Quote Originally Posted by DebbieL View Post
I go all the way back to the 1950s. When I first came out to my mom at 5 years old, in 1960, she was terrified that if anyone found out they would give me electroshock or a lobotomy - that was the standard therapy for transsexuals back in those days.

The public image of Cross-dressers was Milton Berle - dressed as a very ugly woman, with a mostly Bass voice.

In 1969, you could still be arrested in most states just for appearing in public dressed as a woman. The Stonewall Riots started when Police tried to round up a bunch of drag queens and cross-dressers (hard to tell which was which back in those days).

In the 1960s and early 1970s, we saw cross-dressers on Monte Python, with falsetto voices, and bad make-up, but almost looking like matronly women.

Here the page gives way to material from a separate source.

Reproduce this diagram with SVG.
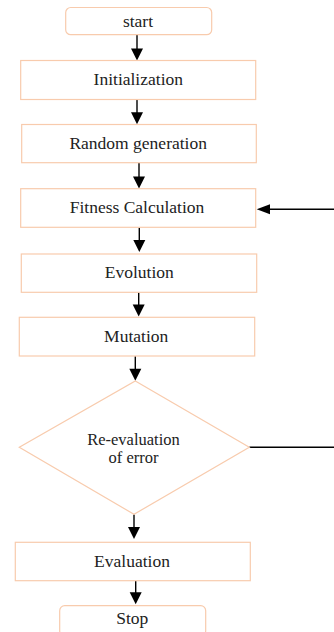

In 1979, we had Sulka, one of the first transsexuals to make movies as both a She-male and post-op. It was easy to see that things weren't quite right.

...

Compared to the costs of those radical and debilitating treatments, or the very high suicide rate, the cost of HRT and SRS is a bargain.

Hi DebbieL,

Thank you so much for your informative post. I urge others to read the full post, not just the part I have quoted. Treatment by HRT and SRS is a bargain for many people. For years, the American Psychiatric Association (APA) took the position that treating schizophrenia was the proper approach. According to them, if you could control the schizophrenia through drugs or other methods, then the cross-gender dressing would no longer be pursued. Transsexuals and other transgender persons strongly objected. All human beings have mixtures of feminine and masculine feelings. Genetic males/females that have strong feelings skewed toward the feminine/masculine side are a normal part of the gender variance among human beings. They don’t have an illness. They are part of the normal spectrum.

I applaud you and others who have made very important contributions on this issue. Harry Benjamin was a good man, who had good intentions; but the APA has recognized that transgender persons may know what they’re talking about, whereas WPATH still clings to the disease model.